Which is how Dye committed her weeknights instead to a school play in January of 2019.
“I just wanted to try some new stuff,” she says now. “Theatre and music – and that was really great.”
But here’s the deal: Before the low point Dye had been pursuing swimming in college.
She sent out feelers and started getting letters from Nebraska-Omaha coach Todd Samland.
And while Dye was memorizing lines and marks, they kept coming.
“I was really surprised to continue to get letters,” she said. “When he said, ‘Hey, I think you’d be a really good fit for Omaha,’ it let me know I could still do this.”
She remained committed to the play, then rejoined the club swim team in April after an absence of about four months. It was a chilly reception.
“I pretty much thought I would be checked out of swimming,” she said. “The team was not very accepting – it was a big bump to get back over. I think that people thought I’d let them down. It was hard to get to know everybody again.

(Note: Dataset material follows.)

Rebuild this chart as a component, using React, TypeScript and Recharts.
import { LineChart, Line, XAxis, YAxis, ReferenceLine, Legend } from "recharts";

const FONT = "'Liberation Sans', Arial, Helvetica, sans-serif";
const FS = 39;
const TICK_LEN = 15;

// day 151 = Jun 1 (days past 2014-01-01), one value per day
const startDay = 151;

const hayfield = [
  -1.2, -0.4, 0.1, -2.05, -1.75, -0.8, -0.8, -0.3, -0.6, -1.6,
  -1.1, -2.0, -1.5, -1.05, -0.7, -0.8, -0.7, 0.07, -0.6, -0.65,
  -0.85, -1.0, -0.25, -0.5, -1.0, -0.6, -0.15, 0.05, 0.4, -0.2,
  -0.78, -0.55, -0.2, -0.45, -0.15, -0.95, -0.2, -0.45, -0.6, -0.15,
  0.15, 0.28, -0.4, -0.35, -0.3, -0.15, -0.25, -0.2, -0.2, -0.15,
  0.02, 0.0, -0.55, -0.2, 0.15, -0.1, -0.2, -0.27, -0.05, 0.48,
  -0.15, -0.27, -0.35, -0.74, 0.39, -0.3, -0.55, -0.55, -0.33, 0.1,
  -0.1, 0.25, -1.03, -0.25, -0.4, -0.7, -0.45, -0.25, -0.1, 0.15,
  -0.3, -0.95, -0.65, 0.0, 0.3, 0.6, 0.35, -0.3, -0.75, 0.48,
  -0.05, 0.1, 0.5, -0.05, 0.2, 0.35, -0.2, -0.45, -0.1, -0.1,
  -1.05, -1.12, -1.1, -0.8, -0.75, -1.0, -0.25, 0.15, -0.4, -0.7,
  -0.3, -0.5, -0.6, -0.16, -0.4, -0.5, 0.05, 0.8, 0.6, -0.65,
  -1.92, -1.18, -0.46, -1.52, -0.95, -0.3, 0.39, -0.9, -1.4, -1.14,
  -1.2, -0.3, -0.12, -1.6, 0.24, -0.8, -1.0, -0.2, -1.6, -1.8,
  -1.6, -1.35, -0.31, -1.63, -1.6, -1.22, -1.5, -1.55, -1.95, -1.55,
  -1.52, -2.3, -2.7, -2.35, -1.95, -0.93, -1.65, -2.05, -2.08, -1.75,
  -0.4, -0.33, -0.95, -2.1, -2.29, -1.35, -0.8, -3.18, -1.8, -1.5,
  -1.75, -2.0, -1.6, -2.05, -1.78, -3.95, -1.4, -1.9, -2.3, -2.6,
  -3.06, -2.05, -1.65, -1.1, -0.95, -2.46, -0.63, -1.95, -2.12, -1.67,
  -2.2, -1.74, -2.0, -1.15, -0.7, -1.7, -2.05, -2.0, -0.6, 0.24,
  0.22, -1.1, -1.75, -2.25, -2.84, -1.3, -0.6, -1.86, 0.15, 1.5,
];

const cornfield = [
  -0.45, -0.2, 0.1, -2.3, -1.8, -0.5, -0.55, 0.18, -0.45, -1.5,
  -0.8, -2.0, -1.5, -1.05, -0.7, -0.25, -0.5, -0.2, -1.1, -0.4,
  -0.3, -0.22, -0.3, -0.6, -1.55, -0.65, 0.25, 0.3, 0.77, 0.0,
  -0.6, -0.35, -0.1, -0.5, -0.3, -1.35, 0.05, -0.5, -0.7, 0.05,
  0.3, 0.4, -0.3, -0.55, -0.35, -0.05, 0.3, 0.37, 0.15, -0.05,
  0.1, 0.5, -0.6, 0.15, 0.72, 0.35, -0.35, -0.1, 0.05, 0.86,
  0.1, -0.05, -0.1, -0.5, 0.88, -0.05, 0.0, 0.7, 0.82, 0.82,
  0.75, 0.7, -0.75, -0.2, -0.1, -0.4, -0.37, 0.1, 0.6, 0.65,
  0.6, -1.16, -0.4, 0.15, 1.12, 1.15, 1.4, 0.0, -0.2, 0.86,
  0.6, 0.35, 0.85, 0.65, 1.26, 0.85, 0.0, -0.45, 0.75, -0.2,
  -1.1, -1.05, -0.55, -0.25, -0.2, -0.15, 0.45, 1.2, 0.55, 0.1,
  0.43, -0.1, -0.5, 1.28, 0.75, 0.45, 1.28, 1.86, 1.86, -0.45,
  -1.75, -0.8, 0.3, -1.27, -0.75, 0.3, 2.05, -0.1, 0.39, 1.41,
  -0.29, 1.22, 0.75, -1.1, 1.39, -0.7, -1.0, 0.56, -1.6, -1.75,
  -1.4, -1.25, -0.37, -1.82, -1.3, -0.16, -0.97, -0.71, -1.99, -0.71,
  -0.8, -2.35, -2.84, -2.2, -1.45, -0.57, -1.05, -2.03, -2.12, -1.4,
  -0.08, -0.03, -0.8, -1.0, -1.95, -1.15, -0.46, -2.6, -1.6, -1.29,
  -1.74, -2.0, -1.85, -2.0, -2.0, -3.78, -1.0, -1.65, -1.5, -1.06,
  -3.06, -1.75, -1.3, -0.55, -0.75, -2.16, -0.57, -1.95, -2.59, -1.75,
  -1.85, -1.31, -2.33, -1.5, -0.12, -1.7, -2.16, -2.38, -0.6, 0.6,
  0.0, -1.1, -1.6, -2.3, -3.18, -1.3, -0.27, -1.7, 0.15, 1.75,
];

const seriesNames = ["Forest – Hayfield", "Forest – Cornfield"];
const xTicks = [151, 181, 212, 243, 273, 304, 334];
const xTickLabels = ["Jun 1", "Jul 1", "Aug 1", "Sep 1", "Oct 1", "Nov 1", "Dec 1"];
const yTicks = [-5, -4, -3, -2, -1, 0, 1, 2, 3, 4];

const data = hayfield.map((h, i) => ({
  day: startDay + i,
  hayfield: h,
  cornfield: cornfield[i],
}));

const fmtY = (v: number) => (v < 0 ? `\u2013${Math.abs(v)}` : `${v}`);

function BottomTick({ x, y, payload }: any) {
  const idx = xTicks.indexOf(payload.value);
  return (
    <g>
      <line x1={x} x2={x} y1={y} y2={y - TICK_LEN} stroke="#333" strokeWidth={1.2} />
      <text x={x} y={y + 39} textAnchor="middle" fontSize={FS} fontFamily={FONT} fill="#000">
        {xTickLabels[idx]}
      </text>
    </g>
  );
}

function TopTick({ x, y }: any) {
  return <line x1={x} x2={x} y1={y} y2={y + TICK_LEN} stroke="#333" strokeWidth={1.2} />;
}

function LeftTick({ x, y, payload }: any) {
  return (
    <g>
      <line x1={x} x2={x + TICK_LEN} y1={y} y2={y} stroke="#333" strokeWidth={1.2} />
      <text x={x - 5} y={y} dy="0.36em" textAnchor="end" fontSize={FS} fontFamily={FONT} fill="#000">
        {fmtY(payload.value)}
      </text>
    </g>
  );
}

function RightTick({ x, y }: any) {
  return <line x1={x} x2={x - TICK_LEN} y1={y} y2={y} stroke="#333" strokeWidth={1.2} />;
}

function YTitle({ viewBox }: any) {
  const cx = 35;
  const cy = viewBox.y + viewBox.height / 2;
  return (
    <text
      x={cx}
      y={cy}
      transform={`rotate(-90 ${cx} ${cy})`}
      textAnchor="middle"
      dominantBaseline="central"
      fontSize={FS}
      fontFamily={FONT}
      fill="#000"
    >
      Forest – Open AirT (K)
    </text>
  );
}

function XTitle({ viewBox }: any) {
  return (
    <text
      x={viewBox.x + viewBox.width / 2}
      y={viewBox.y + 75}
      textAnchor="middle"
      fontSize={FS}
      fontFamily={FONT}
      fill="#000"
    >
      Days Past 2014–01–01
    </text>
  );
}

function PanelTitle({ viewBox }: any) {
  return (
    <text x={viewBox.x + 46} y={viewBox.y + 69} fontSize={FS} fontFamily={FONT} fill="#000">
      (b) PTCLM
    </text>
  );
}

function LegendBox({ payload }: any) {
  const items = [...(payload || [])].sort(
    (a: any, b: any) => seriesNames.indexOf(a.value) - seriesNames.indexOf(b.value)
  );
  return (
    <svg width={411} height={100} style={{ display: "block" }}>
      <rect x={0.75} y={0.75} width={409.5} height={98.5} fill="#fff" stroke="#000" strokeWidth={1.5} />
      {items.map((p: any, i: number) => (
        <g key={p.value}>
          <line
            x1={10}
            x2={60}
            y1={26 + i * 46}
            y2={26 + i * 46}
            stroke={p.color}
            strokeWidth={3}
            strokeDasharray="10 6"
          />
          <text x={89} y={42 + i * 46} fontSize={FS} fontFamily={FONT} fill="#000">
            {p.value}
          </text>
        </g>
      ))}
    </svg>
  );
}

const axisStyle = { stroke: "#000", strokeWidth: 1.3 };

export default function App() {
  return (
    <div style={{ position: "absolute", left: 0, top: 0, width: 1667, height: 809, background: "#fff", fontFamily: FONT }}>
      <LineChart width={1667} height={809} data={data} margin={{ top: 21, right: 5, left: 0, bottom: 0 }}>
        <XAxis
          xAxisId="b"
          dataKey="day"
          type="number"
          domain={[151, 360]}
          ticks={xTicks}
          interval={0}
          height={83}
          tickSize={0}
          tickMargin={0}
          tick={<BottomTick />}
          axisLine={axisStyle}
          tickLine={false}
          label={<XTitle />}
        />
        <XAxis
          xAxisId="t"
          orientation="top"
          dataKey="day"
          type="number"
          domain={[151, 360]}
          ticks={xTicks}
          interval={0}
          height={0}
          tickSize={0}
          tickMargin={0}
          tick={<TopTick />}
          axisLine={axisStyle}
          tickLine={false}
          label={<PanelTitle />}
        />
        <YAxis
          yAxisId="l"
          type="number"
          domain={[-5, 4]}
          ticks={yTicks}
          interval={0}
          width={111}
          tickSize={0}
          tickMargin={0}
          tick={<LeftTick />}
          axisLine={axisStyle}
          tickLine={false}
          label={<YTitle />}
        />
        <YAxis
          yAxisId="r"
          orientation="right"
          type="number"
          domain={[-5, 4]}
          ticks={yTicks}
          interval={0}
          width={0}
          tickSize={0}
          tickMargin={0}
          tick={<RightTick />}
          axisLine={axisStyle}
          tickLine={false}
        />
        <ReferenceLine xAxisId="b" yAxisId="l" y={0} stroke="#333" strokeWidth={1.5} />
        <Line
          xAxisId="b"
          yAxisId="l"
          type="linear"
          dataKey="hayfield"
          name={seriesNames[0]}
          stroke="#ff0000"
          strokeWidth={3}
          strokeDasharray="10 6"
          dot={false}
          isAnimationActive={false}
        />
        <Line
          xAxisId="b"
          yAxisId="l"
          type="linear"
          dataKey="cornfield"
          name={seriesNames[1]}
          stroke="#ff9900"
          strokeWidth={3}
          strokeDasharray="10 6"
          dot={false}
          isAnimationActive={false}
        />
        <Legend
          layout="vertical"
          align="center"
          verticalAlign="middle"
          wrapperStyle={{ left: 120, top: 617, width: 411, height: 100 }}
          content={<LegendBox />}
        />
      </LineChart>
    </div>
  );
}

But this year has been super fun.”
Dye owns the sixth-best time in the 100 freestyle and the fourth-best in the 100 backstroke.
Knock out a few swimmers that will go to other events – and Whitefish’s Ada Qunell, who’ll compete in Class A this weekend – and it should come down to Dye and Flathead’s Lily Milner in those races.

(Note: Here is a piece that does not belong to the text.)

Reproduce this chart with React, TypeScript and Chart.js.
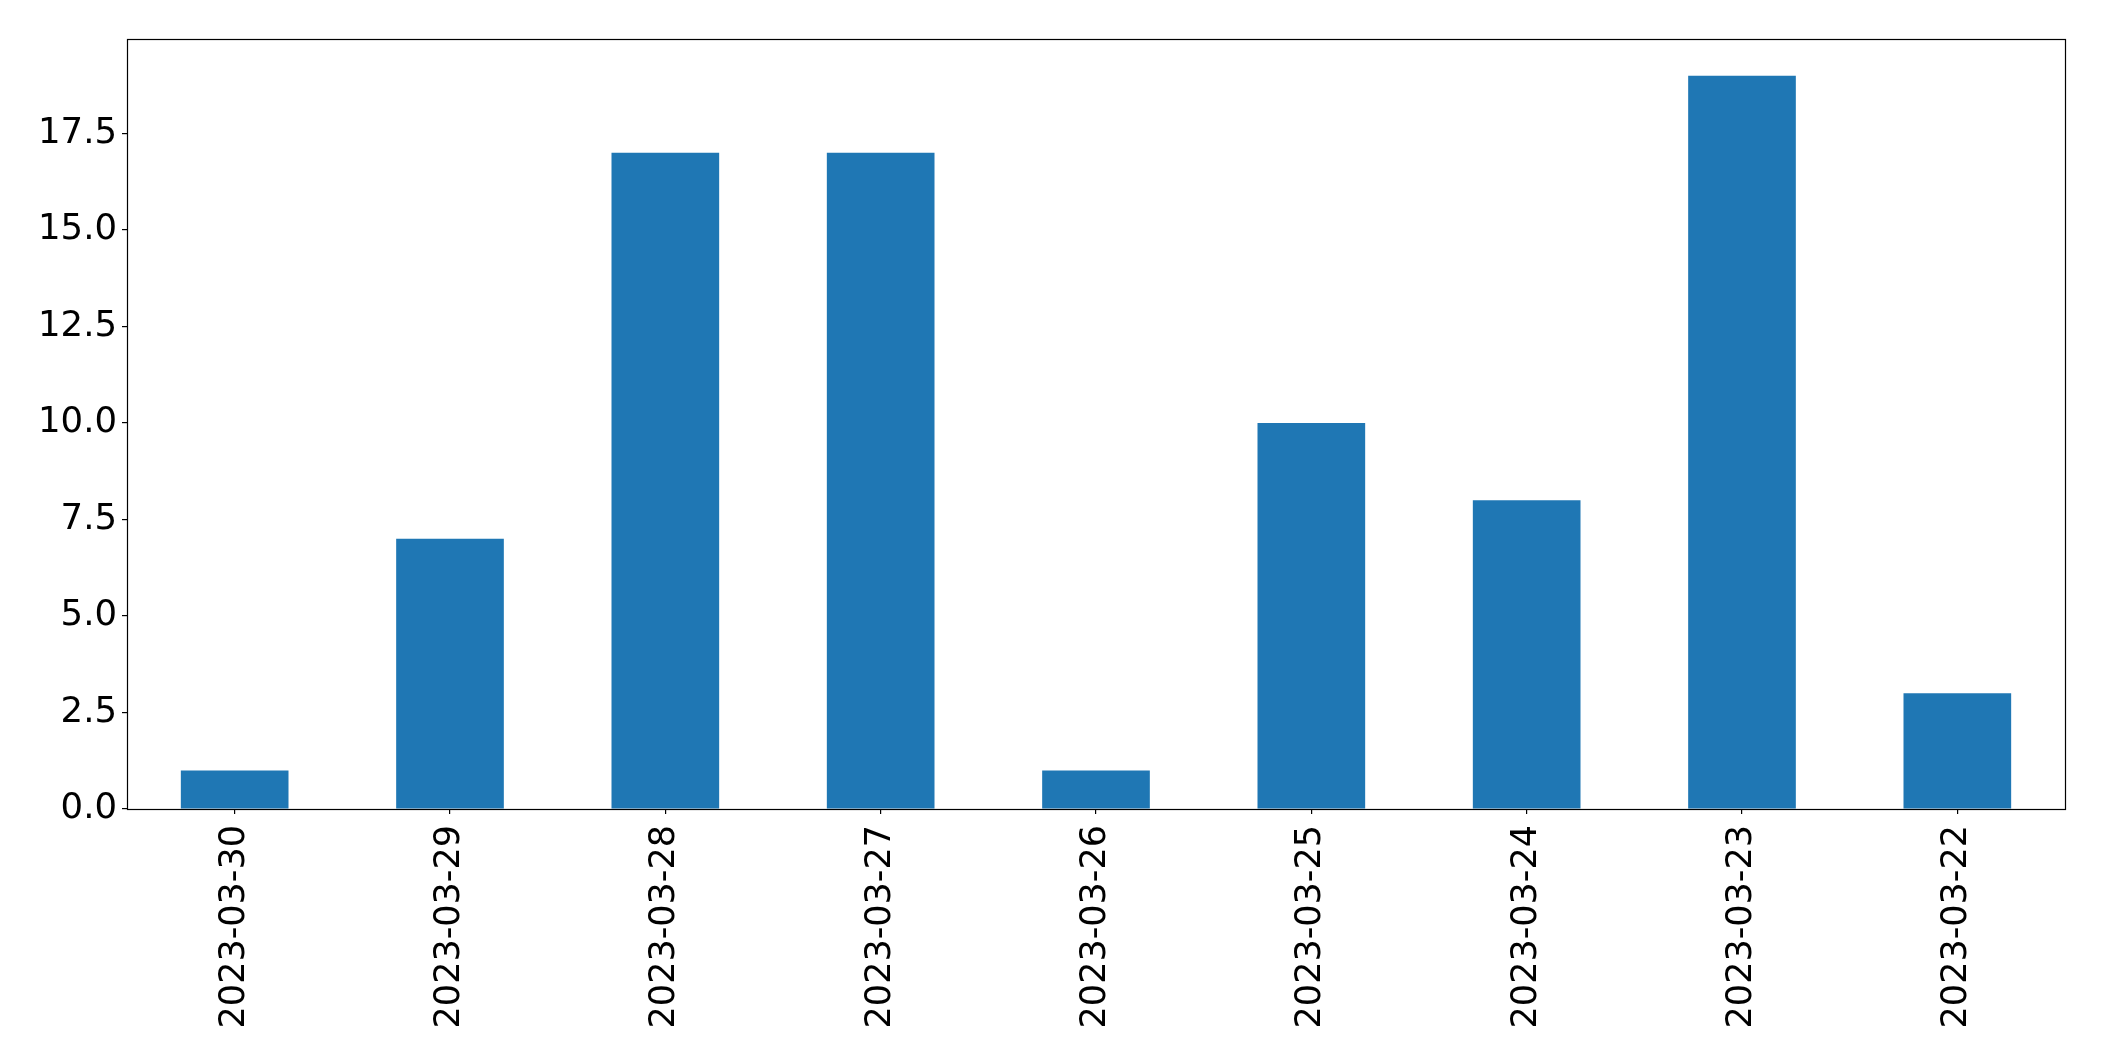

And along the way Dye became Glacier’s captain, after the original pick left the team.
It was a striking choice by first-year coach Karen Bouda, and it signaled that Dye was all the way back.
“I wasn’t sure if Karen was going to pick a new captain,” Dye said. “But when I was asked I was happy to step in.”
“I’ve known her since she was probably 6 or 7 years old,” said Bouda, a long-time club coach. “She really stepped up too being a co-captain (along with Flathead’s Gus DeSouza) this year, and being a positive leader for these younger kids. A real motivator and a positive help to these kids who maybe need extra attention.”
By this point Dye had made a visit to Omaha, and loved it. She made one more visit to Wisconsin-Green Bay, then canceled another to Minnesota State-Mankato.
With the aim of becoming a sportscaster, Dye will study Mass Communications with an emphasis in broadcasting at Omaha. She’s the first-ever Montana commit in the school’s history.
“When I got there, I immediately fell in love with it,” she said. “My parents and I just knew. It was the perfect fit.
Here’s to new things. Nebraska will be different from the Flathead Valley, far away from the kids she’s swam with for the better part of a decade, give or take a few months. But there will be a pool.
“Now that I’m back,” Dye said, “I wonder why I left in the first place.”